>> BEGIN Given records

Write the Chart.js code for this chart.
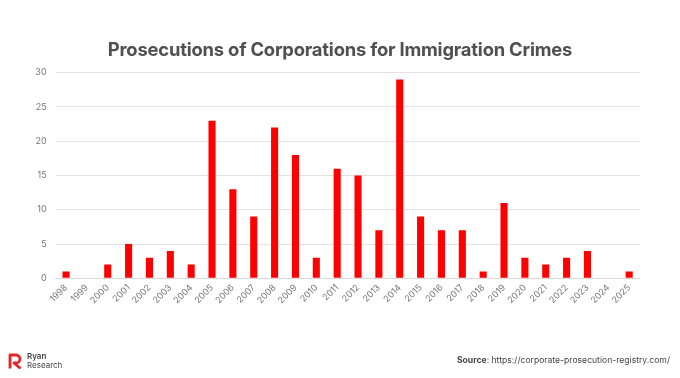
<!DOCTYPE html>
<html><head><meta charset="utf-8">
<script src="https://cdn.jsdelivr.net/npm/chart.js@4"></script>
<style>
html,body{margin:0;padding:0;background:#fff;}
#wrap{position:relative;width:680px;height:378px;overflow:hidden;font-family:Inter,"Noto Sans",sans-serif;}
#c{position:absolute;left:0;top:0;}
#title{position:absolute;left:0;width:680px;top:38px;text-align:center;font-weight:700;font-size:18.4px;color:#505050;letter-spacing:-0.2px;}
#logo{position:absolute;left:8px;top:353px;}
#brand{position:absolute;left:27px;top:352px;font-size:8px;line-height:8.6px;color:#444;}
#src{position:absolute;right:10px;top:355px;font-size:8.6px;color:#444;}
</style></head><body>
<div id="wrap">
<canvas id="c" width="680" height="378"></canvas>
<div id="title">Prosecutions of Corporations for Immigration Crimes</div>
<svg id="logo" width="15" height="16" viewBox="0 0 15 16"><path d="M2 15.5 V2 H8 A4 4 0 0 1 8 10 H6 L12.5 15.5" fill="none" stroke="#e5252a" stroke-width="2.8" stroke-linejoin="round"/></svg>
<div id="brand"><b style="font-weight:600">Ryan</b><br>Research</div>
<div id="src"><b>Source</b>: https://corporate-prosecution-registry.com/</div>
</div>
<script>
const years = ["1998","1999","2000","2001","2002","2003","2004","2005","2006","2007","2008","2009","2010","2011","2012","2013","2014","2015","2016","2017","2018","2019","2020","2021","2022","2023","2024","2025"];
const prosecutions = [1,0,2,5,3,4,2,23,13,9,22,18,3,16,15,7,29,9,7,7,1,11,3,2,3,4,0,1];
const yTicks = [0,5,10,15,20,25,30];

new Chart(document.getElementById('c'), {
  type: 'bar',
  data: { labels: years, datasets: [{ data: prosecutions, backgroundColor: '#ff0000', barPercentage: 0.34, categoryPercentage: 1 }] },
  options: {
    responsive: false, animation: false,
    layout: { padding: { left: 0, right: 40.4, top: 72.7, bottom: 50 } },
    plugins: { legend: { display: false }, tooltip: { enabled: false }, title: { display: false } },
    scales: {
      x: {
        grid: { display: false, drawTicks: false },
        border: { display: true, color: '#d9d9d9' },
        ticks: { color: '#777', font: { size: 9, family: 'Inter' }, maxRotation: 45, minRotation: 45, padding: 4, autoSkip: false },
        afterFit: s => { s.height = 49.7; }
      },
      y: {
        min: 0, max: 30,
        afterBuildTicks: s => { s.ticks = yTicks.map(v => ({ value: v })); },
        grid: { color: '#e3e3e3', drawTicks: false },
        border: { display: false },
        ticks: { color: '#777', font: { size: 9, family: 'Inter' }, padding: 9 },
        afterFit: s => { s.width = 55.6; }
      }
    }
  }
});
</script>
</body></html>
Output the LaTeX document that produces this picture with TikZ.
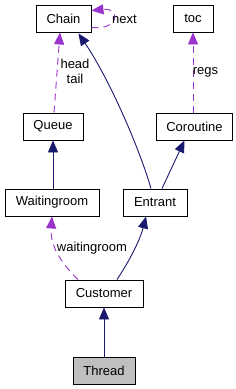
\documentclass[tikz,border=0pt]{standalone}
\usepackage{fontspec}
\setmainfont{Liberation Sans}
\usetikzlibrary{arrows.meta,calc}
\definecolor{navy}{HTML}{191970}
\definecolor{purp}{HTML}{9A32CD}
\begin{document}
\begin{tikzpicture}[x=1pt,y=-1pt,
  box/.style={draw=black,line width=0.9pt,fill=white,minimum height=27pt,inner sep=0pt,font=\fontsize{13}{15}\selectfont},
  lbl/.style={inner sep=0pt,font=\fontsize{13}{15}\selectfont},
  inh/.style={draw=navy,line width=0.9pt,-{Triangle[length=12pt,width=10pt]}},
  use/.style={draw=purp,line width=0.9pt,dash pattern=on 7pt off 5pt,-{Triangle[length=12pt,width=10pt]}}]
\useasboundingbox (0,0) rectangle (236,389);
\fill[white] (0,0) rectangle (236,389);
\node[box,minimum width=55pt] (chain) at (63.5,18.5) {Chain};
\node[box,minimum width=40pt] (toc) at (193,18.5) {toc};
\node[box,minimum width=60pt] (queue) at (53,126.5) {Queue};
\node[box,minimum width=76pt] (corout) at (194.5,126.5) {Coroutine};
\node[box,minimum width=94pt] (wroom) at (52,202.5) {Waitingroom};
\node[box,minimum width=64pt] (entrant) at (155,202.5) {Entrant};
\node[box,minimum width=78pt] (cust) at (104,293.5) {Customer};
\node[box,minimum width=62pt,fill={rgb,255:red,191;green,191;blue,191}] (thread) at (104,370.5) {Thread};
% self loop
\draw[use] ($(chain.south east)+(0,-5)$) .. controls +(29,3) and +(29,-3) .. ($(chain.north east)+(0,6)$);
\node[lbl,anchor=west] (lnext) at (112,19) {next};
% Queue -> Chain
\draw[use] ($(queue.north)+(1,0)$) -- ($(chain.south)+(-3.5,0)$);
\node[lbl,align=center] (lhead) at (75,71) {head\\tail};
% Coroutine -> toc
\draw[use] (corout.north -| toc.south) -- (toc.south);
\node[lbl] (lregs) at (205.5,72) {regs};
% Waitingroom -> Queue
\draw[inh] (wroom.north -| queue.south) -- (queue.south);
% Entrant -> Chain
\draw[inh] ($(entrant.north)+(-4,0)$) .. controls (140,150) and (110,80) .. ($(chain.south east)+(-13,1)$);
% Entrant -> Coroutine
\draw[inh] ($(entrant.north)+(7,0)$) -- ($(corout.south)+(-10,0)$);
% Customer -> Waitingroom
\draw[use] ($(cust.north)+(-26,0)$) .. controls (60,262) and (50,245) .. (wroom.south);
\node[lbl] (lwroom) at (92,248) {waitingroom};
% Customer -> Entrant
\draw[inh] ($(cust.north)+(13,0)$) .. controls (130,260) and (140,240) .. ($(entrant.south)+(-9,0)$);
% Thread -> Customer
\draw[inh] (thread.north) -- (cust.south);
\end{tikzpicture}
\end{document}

>> END Given records

Please repeat exactly the data above from its first line to the line that contains "const yTicks = [0,5,10,15,20,25,30];", inclusive, and leave every picture out.

Write the Chart.js code for this chart.
<!DOCTYPE html>
<html><head><meta charset="utf-8">
<script src="https://cdn.jsdelivr.net/npm/chart.js@4"></script>
<style>
html,body{margin:0;padding:0;background:#fff;}
#wrap{position:relative;width:680px;height:378px;overflow:hidden;font-family:Inter,"Noto Sans",sans-serif;}
#c{position:absolute;left:0;top:0;}
#title{position:absolute;left:0;width:680px;top:38px;text-align:center;font-weight:700;font-size:18.4px;color:#505050;letter-spacing:-0.2px;}
#logo{position:absolute;left:8px;top:353px;}
#brand{position:absolute;left:27px;top:352px;font-size:8px;line-height:8.6px;color:#444;}
#src{position:absolute;right:10px;top:355px;font-size:8.6px;color:#444;}
</style></head><body>
<div id="wrap">
<canvas id="c" width="680" height="378"></canvas>
<div id="title">Prosecutions of Corporations for Immigration Crimes</div>
<svg id="logo" width="15" height="16" viewBox="0 0 15 16"><path d="M2 15.5 V2 H8 A4 4 0 0 1 8 10 H6 L12.5 15.5" fill="none" stroke="#e5252a" stroke-width="2.8" stroke-linejoin="round"/></svg>
<div id="brand"><b style="font-weight:600">Ryan</b><br>Research</div>
<div id="src"><b>Source</b>: https://corporate-prosecution-registry.com/</div>
</div>
<script>
const years = ["1998","1999","2000","2001","2002","2003","2004","2005","2006","2007","2008","2009","2010","2011","2012","2013","2014","2015","2016","2017","2018","2019","2020","2021","2022","2023","2024","2025"];
const prosecutions = [1,0,2,5,3,4,2,23,13,9,22,18,3,16,15,7,29,9,7,7,1,11,3,2,3,4,0,1];
const yTicks = [0,5,10,15,20,25,30];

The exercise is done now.